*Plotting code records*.
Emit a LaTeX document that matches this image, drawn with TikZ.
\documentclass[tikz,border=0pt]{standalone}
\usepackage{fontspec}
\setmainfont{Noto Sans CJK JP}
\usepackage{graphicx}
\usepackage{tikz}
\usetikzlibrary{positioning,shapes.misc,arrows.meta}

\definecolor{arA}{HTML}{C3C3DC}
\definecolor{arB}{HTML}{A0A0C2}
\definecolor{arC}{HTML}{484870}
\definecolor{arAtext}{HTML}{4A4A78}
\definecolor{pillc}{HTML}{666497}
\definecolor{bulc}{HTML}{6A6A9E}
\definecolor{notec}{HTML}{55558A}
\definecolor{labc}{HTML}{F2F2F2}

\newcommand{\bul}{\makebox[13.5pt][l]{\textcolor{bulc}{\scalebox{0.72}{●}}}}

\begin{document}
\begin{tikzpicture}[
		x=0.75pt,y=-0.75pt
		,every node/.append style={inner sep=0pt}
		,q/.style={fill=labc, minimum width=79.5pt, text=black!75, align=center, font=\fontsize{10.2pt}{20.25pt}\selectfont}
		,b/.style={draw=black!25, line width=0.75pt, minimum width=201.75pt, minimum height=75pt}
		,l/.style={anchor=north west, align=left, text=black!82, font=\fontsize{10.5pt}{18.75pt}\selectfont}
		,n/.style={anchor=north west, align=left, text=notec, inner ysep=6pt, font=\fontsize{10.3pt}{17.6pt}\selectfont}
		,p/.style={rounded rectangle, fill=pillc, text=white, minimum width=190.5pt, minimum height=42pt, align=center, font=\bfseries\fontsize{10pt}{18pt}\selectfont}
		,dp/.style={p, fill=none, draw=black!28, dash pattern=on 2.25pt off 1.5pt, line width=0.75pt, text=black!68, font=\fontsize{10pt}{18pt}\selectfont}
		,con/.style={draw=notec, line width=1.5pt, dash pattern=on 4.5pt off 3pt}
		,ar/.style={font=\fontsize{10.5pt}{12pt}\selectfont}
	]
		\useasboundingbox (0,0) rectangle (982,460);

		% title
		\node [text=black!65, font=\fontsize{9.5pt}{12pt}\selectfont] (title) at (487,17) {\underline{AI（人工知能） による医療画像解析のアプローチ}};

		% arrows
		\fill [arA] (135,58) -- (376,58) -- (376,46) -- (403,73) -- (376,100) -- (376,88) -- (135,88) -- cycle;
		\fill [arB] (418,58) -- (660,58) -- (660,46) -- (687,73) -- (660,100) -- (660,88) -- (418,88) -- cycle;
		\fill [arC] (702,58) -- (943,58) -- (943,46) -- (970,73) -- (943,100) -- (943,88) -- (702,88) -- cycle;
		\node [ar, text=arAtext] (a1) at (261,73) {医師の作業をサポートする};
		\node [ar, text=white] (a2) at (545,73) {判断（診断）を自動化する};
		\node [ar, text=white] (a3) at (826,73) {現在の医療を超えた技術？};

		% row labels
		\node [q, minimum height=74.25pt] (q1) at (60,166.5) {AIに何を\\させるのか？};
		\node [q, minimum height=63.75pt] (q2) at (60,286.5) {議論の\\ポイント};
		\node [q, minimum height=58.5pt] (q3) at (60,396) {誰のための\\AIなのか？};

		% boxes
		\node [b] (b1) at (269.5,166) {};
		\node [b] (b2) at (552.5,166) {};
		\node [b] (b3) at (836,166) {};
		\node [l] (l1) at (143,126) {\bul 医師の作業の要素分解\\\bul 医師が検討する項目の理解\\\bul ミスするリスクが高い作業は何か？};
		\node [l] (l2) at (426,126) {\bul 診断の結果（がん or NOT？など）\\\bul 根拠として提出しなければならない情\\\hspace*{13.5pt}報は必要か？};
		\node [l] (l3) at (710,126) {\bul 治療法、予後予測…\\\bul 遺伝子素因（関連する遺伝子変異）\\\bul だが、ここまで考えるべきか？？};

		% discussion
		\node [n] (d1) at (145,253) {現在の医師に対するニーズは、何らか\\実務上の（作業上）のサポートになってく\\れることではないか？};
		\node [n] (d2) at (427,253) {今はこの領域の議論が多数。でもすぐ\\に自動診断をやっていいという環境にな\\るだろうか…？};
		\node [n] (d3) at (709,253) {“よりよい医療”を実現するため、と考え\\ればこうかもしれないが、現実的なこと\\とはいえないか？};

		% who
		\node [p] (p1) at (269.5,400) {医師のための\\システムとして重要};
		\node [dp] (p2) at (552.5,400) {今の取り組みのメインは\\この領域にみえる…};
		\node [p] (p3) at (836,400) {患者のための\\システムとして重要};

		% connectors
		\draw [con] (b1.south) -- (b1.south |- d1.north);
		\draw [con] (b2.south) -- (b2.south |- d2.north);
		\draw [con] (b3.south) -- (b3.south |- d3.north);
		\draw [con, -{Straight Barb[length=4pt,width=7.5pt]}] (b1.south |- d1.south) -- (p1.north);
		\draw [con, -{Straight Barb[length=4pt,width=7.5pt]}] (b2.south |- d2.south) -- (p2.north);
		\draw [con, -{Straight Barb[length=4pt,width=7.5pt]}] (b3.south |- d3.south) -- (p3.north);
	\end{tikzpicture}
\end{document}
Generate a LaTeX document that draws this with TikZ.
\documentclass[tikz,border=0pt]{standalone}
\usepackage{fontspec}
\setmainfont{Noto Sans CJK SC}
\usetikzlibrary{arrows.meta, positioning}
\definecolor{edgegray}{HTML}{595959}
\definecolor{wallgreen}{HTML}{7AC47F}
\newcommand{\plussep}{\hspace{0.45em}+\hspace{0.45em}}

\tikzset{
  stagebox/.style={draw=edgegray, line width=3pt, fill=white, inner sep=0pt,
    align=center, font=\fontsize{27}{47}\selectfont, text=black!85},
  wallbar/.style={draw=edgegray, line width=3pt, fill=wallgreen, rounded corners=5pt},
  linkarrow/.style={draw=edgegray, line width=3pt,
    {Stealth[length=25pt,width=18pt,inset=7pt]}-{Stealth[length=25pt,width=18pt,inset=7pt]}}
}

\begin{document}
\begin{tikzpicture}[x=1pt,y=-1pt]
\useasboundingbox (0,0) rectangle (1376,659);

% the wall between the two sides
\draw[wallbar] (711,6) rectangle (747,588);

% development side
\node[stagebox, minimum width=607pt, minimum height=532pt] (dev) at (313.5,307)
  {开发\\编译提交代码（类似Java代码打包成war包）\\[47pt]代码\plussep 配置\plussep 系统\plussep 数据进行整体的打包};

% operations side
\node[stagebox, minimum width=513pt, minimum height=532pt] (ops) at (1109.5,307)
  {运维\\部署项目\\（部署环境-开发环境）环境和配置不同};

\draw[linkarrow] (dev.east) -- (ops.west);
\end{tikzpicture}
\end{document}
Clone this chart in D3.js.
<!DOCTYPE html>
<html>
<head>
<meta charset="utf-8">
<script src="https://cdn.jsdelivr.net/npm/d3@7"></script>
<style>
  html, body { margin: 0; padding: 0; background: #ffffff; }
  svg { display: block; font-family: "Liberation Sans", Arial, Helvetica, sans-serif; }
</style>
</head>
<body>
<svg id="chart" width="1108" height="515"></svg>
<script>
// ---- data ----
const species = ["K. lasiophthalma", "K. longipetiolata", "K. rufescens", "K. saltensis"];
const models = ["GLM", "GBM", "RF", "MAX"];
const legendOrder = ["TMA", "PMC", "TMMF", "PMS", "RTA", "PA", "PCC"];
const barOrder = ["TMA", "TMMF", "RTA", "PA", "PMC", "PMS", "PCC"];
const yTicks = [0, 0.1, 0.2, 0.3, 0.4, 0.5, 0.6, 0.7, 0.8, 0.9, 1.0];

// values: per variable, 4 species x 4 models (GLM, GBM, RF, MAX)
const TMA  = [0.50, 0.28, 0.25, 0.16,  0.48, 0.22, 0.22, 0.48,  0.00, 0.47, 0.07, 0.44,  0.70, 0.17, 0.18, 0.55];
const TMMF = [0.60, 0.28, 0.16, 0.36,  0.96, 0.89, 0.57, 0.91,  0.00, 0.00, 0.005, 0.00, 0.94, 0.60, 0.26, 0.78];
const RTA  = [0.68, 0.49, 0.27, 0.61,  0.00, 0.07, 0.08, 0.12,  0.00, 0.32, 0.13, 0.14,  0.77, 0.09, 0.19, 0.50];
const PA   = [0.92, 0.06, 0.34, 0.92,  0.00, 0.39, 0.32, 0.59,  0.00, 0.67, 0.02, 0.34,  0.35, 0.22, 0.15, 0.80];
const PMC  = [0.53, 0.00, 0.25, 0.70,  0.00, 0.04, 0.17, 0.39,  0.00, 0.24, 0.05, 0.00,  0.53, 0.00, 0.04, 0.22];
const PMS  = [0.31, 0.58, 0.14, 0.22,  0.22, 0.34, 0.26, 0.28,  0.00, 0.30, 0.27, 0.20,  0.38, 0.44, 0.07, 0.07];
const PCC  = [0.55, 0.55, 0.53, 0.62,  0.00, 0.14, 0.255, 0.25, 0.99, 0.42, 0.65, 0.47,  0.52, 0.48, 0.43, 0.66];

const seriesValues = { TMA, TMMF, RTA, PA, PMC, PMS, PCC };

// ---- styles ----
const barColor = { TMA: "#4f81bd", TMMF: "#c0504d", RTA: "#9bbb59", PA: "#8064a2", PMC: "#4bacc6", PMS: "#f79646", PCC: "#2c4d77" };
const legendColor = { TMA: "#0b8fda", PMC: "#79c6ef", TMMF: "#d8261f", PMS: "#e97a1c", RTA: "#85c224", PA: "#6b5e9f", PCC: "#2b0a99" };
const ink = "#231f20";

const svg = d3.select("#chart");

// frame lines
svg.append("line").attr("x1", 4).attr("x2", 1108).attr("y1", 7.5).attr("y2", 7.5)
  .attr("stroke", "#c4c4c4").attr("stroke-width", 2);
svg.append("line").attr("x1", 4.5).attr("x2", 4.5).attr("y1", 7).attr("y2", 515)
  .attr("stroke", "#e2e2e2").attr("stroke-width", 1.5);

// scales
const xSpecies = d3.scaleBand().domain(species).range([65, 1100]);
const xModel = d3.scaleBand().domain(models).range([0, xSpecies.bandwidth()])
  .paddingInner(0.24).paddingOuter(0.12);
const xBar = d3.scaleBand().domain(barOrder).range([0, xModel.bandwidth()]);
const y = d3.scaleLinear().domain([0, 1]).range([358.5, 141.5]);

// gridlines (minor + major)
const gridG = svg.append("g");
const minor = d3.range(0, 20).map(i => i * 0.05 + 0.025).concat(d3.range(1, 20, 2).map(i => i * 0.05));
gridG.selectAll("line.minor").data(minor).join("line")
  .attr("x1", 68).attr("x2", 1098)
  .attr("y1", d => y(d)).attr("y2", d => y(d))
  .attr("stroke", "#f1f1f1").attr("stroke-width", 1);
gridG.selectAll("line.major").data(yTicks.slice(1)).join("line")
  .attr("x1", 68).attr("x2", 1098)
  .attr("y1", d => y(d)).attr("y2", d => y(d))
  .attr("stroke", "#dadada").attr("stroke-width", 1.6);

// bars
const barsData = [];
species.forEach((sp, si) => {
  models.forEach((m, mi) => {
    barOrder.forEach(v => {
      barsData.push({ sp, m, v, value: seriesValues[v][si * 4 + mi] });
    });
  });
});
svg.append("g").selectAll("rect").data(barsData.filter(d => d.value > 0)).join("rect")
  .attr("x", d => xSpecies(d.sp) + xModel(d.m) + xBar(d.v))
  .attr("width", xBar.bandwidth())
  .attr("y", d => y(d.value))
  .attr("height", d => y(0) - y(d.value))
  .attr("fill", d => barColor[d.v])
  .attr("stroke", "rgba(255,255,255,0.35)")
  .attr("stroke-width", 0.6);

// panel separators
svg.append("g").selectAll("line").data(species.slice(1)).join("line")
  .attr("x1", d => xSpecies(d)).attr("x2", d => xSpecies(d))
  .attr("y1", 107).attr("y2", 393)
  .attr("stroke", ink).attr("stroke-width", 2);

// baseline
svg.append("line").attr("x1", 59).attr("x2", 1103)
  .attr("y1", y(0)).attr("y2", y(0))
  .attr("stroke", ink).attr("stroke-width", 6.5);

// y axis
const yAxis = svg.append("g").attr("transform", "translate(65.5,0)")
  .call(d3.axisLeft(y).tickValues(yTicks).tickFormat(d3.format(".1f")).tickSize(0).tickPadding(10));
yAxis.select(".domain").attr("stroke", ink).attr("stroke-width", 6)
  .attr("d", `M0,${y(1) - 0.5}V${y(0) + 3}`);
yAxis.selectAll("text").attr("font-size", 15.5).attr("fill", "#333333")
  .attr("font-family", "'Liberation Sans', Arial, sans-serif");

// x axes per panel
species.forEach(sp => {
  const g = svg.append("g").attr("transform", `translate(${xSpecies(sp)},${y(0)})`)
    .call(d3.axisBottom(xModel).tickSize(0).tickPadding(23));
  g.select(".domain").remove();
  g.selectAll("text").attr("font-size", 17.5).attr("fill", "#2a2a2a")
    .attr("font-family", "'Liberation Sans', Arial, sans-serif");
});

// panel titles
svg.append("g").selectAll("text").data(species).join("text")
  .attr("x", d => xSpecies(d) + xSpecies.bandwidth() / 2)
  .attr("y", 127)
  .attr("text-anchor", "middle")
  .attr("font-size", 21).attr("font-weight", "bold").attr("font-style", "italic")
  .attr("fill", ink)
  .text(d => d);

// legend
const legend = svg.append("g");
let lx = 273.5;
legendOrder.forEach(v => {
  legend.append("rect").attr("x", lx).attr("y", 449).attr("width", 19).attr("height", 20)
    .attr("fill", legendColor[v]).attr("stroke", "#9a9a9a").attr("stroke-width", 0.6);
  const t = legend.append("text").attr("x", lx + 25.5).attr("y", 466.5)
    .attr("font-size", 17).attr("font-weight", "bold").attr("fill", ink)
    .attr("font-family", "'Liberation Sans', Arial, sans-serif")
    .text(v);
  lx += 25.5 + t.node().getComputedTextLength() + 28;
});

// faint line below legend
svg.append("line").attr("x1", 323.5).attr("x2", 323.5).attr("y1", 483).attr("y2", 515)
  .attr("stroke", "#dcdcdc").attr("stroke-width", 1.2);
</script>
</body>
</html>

*Given request*. Using the data above, reproduce exactly the lines from the line that contains "Clone this chart in D3.js." through the line that contains "0.8, 0.9, 1.0];", including both.

*Reply to the task*.
Clone this chart in D3.js.
<!DOCTYPE html>
<html>
<head>
<meta charset="utf-8">
<script src="https://cdn.jsdelivr.net/npm/d3@7"></script>
<style>
  html, body { margin: 0; padding: 0; background: #ffffff; }
  svg { display: block; font-family: "Liberation Sans", Arial, Helvetica, sans-serif; }
</style>
</head>
<body>
<svg id="chart" width="1108" height="515"></svg>
<script>
// ---- data ----
const species = ["K. lasiophthalma", "K. longipetiolata", "K. rufescens", "K. saltensis"];
const models = ["GLM", "GBM", "RF", "MAX"];
const legendOrder = ["TMA", "PMC", "TMMF", "PMS", "RTA", "PA", "PCC"];
const barOrder = ["TMA", "TMMF", "RTA", "PA", "PMC", "PMS", "PCC"];
const yTicks = [0, 0.1, 0.2, 0.3, 0.4, 0.5, 0.6, 0.7, 0.8, 0.9, 1.0];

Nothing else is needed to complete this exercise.